It is fairly common that the number of threads optimal for performance in a code is not the maximum number of threads available. Thus, it is nice to decouple the number of threads used by a function from the actual number of threads. Doing that, you can easily from a single Julia section evaluate the scalability.
For example:
julia> function splitter(n,nchunks,ichunk)
n_per_chunk = div(n,nchunks) # only works for multiples
first = (ichunk-1)*n_per_chunk+1
last = ichunk*n_per_chunk
return first:last
end
function sumstuff(x; nchunks=Threads.nthreads())
partial_sums = fill(zero(eltype(x)), nchunks)
Threads.@threads for ichunk in 1:nchunks
for i in splitter(length(x), nchunks, ichunk)
@inbounds partial_sums[ichunk] += x[i]
end
end
return sum(partial_sums)
end
sumstuff (generic function with 1 method)
julia> x = rand(10^7);
julia> sum(x) ≈ sumstuff(x)
true
julia> @btime sum($x)
4.913 ms (0 allocations: 0 bytes)
5.001204526098089e6
julia> Threads.nthreads()
8
julia> @btime sumstuff($x; nchunks=2)
6.053 ms (50 allocations: 4.44 KiB)
5.001204526097896e6
julia> @btime sumstuff($x; nchunks=4)
3.158 ms (50 allocations: 4.45 KiB)
5.001204526098112e6
julia> @btime sumstuff($x; nchunks=8)
2.855 ms (50 allocations: 4.48 KiB)
5.001204526098093e6
Of course you can use a much smarter and general splitter, etc, but that is the idea.
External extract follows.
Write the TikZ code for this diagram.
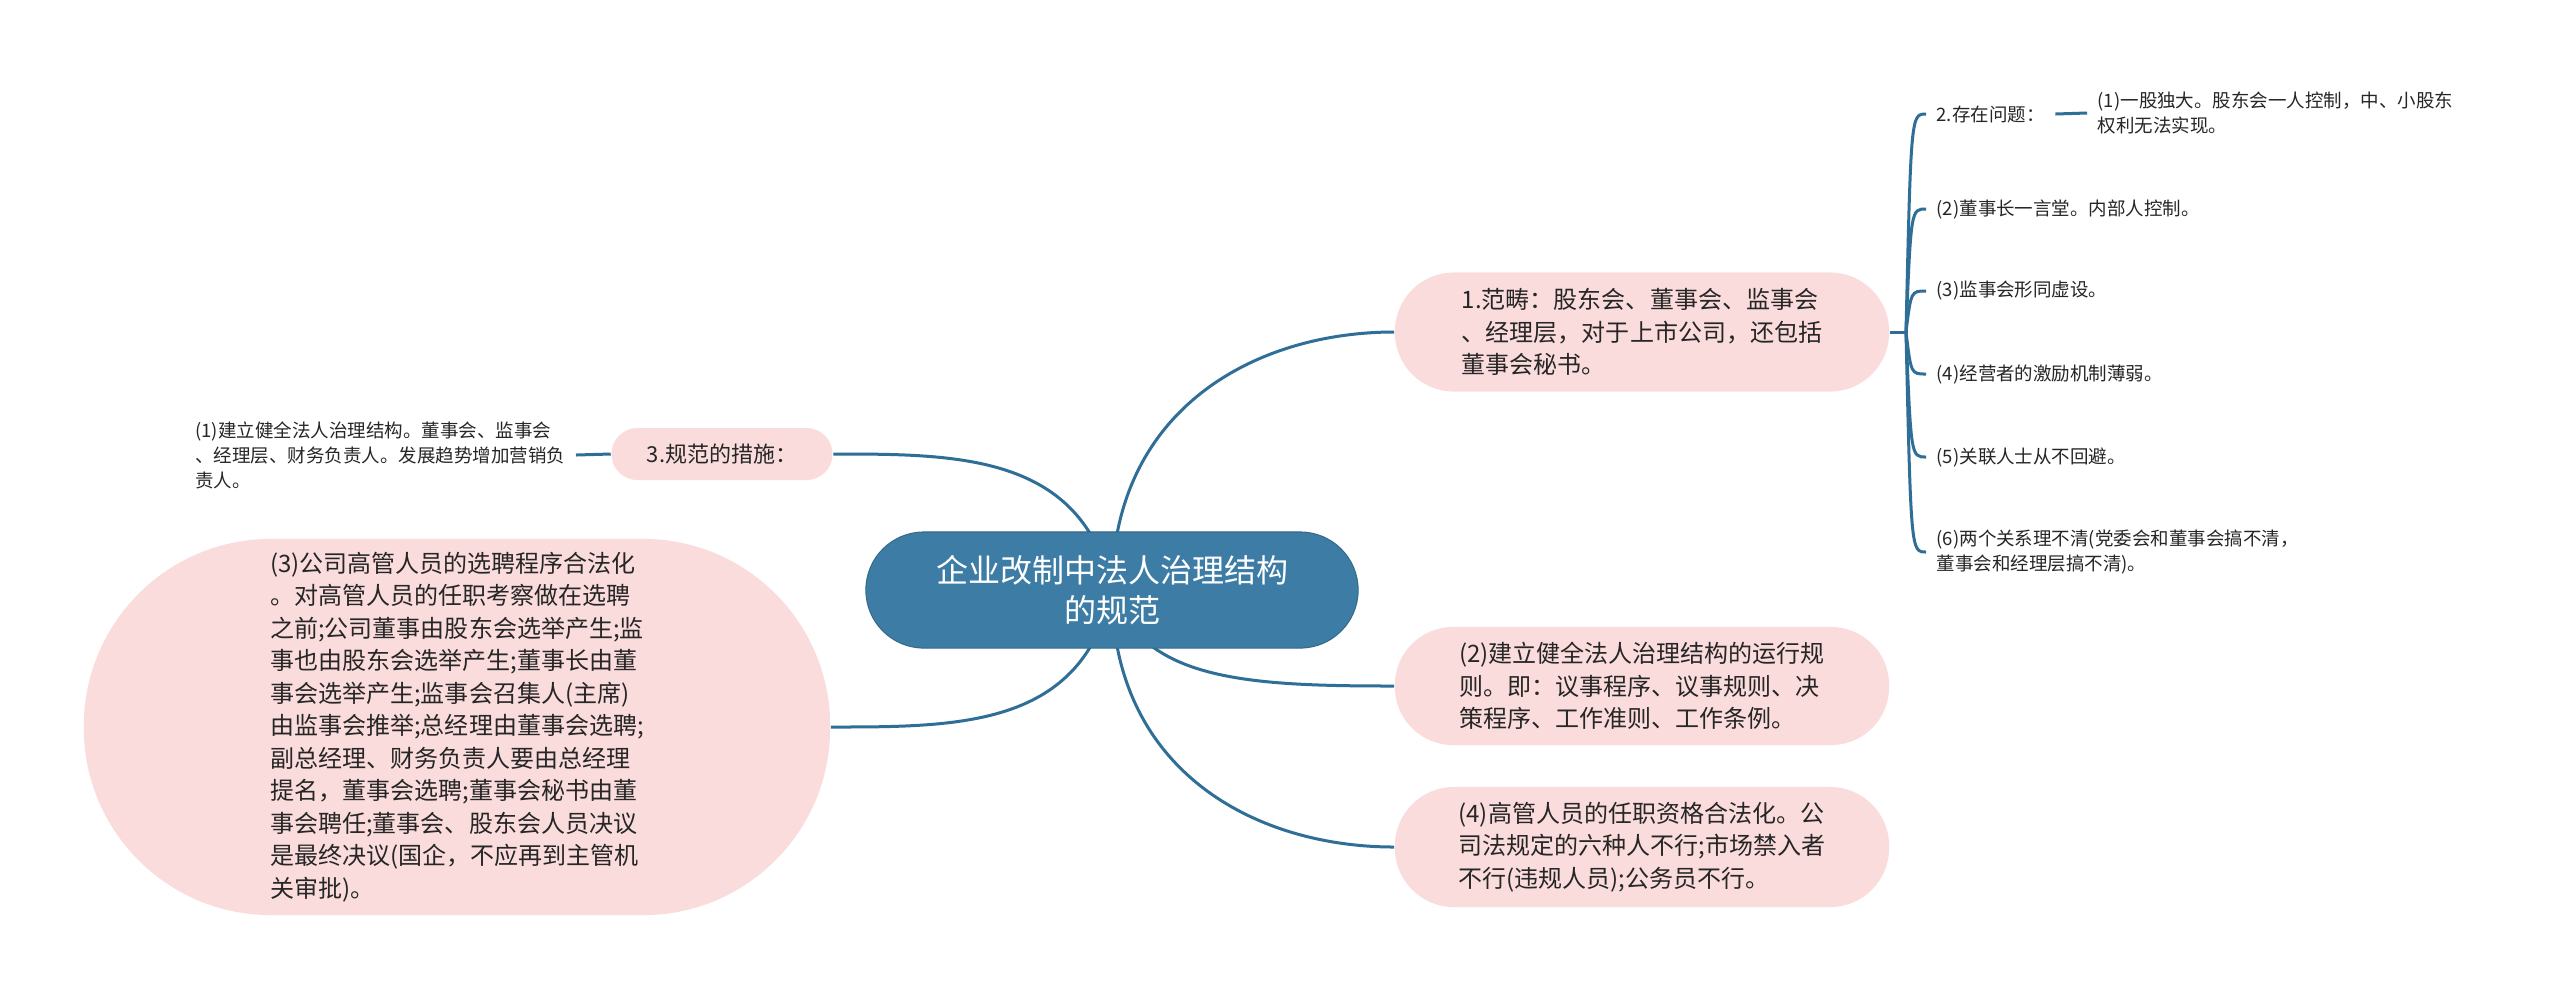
\documentclass[tikz,border=0pt]{standalone}
\usepackage{fontspec}
\setmainfont{Noto Sans CJK SC}
\usepackage{tikz}
\usetikzlibrary{calc, backgrounds}
\definecolor{rootblue}{RGB}{61,125,165}
\definecolor{linkblue}{RGB}{47,110,150}
\definecolor{petal}{RGB}{251,220,220}
\newcommand{\fsz}[2]{\fontsize{#1}{#2}\selectfont}
\newcommand{\twig}[3]{%
  \node[twig] (#1) at (1926,#2) {#3};}

\begin{document}
\begin{tikzpicture}[x=0.01cm, y=-0.01cm,
    link/.style={draw=linkblue, line width=0.03cm},
    root/.style={fill=rootblue, draw=rootblue!85!black, line width=0.3pt, text=white, align=center,
      rounded corners=0.58cm, minimum width=4.92cm, minimum height=1.16cm, font=\fsz{9.1pt}{11.4pt}},
    petalbox/.style={fill=petal, draw=none, text=black!85, align=left, font=\fsz{6.83pt}{9.25pt}},
    twig/.style={anchor=west, inner xsep=0.1cm, inner ysep=0pt, align=left, text=black!85,
      font=\fsz{5.26pt}{7.1pt}}]
    \useasboundingbox (0,0) rectangle (2560,996);

    \node[root] (root) at (1112,590) {企业改制中法人治理结构\\的规范};

    \node[petalbox, minimum width=4.94cm, minimum height=1.19cm, rounded corners=0.59cm] (scope1) at (1642,332)
      {1.范畴：股东会、董事会、监事会\\、经理层，对于上市公司，还包括\\董事会秘书。};
    \node[petalbox, minimum width=4.94cm, minimum height=1.18cm, rounded corners=0.58cm] (rule2) at (1642,686)
      {(2)建立健全法人治理结构的运行规\\则。即：议事程序、议事规则、决\\策程序、工作准则、工作条例。};
    \node[petalbox, minimum width=4.94cm, minimum height=1.2cm, rounded corners=0.59cm] (rule4) at (1642,847)
      {(4)高管人员的任职资格合法化。公\\司法规定的六种人不行;市场禁入者\\不行(违规人员);公务员不行。};
    \node[petalbox, font=\fsz{6.26pt}{8pt}, minimum width=2.21cm, minimum height=0.52cm, rounded corners=0.26cm] (measures) at (722,454)
      {3.规范的措施：};
    \node[petalbox, minimum width=7.46cm, minimum height=3.76cm, rounded corners=1.87cm] (legal3) at (457,727)
      {(3)公司高管人员的选聘程序合法化\\。对高管人员的任职考察做在选聘\\之前;公司董事由股东会选举产生;监\\事也由股东会选举产生;董事长由董\\事会选举产生;监事会召集人(主席)\\由监事会推举;总经理由董事会选聘;\\副总经理、财务负责人要由总经理\\提名，董事会选聘;董事会秘书由董\\事会聘任;董事会、股东会人员决议\\是最终决议(国企，不应再到主管机\\关审批)。};

    \node[twig, anchor=east] (build1) at (576,455)
      {(1)建立健全法人治理结构。董事会、监事会\\、经理层、财务负责人。发展趋势增加营销负\\责人。};

    \coordinate (hub) at (1906,332);
    \twig{issue}{114}{2.存在问题：}
    \node[twig] (issue1) at (2087,113) {(1)一股独大。股东会一人控制，中、小股东\\权利无法实现。};
    \twig{issue2}{209}{(2)董事长一言堂。内部人控制。}
    \twig{issue3}{291}{(3)监事会形同虚设。}
    \twig{issue4}{374}{(4)经营者的激励机制薄弱。}
    \twig{issue5}{457}{(5)关联人士从不回避。}
    \twig{issue6}{552}{(6)两个关系理不清(党委会和董事会搞不清，\\董事会和经理层搞不清)。}

    \begin{scope}[on background layer]
        \fill[white] (0,0) rectangle (2560,996);
        \draw[link] (root.center) .. controls +(0,-180) and +(-140,0) .. (scope1.west);
        \draw[link] (root.center) .. controls +(-30,-136) and +(125,0) .. (measures.east);
        \draw[link] (root.center) .. controls +(-30,137) and +(130,0) .. (legal3.east);
        \draw[link] (root.center) .. controls +(30,90) and +(-150,0) .. (rule2.west);
        \draw[link] (root.center) .. controls +(0,180) and +(-140,0) .. (rule4.west);
        \draw[link] (measures.west) -- (build1.east);
        \draw[link] (scope1.east) -- (hub);
        \foreach \n in {issue,issue2,issue3,issue4,issue5,issue6}
            \draw[link] (hub) .. controls ($(hub |- \n.west)+(5,0)$) .. (\n.west);
        \draw[link] (issue.east) -- (issue1.west);
    \end{scope}
\end{tikzpicture}
\end{document}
With that in a single section you can benchmark the scalability of the code, and additionally, there are cases where using more chunks than threads is useful, particularly if the workload is uneven. For instance, it seems here that this is slightly faster:
julia> @btime sumstuff($x; nchunks=32)
2.630 ms (50 allocations: 4.69 KiB)
5.001204526098115e6
That said, I am not against having a good package to benchmark scalability of codes in general.